The pithy message of ‘A Diagnosis’ though, is that this actually means very little. Finding out what ‘illness’ you have will not magically ‘fix’ you. I know this because I’m becoming increasingly sure that what I personally suffer from isn’t anxiety and depression, as I first thought. Yes, I have panic attacks and incredibly low moods, but the situation is actually a lot more nuanced than that (subtle nod to the CEG fans out there reading this.) I’ve always been able to go from 0-10 emotionally. People tell me that when I was a teenager, I would fly into sudden, un-explainable rages over trivial things like coffee, something which I have absolutely no recollection of, despite multiple people telling me so. I come across as incredibly blunt and rude to strangers/new acquaintances, without meaning to – I am physically incapable of sounding any other way. I feel emotions extremely intensely but am unable to express/verbalise them. On top of that, I have very intense paranoid feelings that people hate me/people can hear my thoughts/are looking at me funny. I also physically cannot be still. Even in my sleep, my legs will be cycling up and down the mattress When awake, I’ll be tapping foot or moving my hands or shaking my head – I also talk at the speed of light and can’t control the speed of my speech. I find my emotions can swing incredibly quickly, where I can be extremely happy and excited and then extremely low later that same day. All of these symptoms are still fully present whilst I’m taking a high dose of an SSRI anti-depressant. Add to this almost permanent anxiety and a feeling of being fully out of control at all times, and I don’t think this is just plain depression.
I just don’t know.
So I have an appointment for a full psychiatric assessment with a Consultant Psychiatrist this week and in the back of my head, I want a new diagnosis. Because there’s a tiny voice saying a diagnosis will save me, will show me that I can survive this.

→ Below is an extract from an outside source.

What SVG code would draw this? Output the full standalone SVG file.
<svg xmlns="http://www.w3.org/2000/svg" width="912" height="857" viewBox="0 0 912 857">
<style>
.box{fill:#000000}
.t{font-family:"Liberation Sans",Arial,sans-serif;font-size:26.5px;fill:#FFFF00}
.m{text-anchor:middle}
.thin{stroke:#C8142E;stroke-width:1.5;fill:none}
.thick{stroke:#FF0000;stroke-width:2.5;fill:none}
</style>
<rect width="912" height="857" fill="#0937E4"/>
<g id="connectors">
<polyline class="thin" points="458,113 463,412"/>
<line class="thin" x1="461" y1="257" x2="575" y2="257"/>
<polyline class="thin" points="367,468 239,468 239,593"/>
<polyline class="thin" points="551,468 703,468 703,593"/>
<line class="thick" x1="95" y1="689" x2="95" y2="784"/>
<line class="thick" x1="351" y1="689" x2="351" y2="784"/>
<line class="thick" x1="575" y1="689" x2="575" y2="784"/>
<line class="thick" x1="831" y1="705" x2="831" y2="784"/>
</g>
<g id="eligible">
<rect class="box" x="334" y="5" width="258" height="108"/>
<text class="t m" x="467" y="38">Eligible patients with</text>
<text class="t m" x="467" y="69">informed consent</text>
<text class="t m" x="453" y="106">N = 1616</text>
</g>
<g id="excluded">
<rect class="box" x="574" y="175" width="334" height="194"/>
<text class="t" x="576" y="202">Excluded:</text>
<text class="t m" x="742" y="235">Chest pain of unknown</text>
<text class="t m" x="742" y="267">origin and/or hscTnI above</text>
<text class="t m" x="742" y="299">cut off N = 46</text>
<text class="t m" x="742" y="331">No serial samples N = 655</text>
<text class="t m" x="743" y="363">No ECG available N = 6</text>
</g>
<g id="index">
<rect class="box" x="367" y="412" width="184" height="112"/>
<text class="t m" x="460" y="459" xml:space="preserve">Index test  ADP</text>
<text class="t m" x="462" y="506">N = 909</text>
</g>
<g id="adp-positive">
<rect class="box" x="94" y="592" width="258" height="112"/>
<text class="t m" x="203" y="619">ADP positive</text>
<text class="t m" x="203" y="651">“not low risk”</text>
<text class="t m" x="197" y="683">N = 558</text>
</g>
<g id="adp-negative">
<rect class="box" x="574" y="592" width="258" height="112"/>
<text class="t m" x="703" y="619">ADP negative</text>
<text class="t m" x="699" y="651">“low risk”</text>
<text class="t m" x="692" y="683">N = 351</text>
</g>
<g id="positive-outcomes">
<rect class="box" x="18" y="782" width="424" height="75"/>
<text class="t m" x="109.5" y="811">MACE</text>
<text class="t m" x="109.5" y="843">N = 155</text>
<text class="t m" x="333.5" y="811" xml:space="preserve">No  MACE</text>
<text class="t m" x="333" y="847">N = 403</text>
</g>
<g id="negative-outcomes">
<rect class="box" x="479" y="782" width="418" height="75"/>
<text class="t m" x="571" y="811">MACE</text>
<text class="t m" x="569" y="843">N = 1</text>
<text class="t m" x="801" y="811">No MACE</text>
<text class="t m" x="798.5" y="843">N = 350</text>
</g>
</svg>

“So put me in a bottle, slap a label on,
List out the side-effects, then worries be gone,
‘Cause finally I’ll know this,
My mother keeps telling me I need to go to therapy, but I’ve always been of the mindset that they can’t help me. Most medical professionals are horribly dismissive or condescending and I’ve come across quite a few infuriating counsellors in my time.

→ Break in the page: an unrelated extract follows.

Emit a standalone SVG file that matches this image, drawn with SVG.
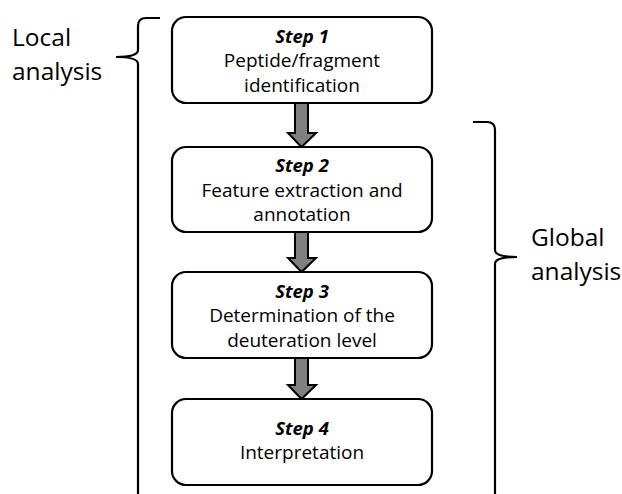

“Oh, the doctors I’ve met who didn’t get me!”
Also, it’s inherently against my personality to talk to strangers about feelings. Put it this way, when my first dog died, I told nobody until we got our new dog a few months later. When my grandfather died, I did not cry a single tear, despite being devastated. The latter occasion led to my parents calling me ‘cold’ and ‘callous’ over the dinner table multiple times, that I ‘didn’t have a heart’, that they were ashamed to call me their daughter as I did not care. This is how bad my communication issues are and how much I internalise emotion and thoughts. If I cannot shed a tear in front of my parents, how could I EVER talk about these things to a counsellor?
I’m starting to run out of options, and I’m starting to feel more out-of-control as each day goes on. I’m less and less sure that I’ll be able to save myself from my own mind in the future. I’ve spoken on this blog before about how mental health issues make you feel broken, and right now, I feel like I’m breaking apart. I was feeling confident two weeks ago, that I’d learnt how to separate my mental illness from myself, but now they’ve fused together again and I’m nothing but a squirming mass of confusion and panic at all times. You’d never know it to look at me though. Right now, sat at this table, I appear calm and focussed as I write. Instead, the room is spinning as I’m so anxious I feel like I’m made of white noise and my foot is darting wildly up and down under my chair. My hands are shaking and I feel almost like I’m in an out-of-body experience, like I’m watching the café around me as if it’s a TV show.
I started writing this post as the panic attack started because I couldn’t focus on anything else anyway.
It’s exhausting pulling yourself up off of a cliff-edge using only one hand.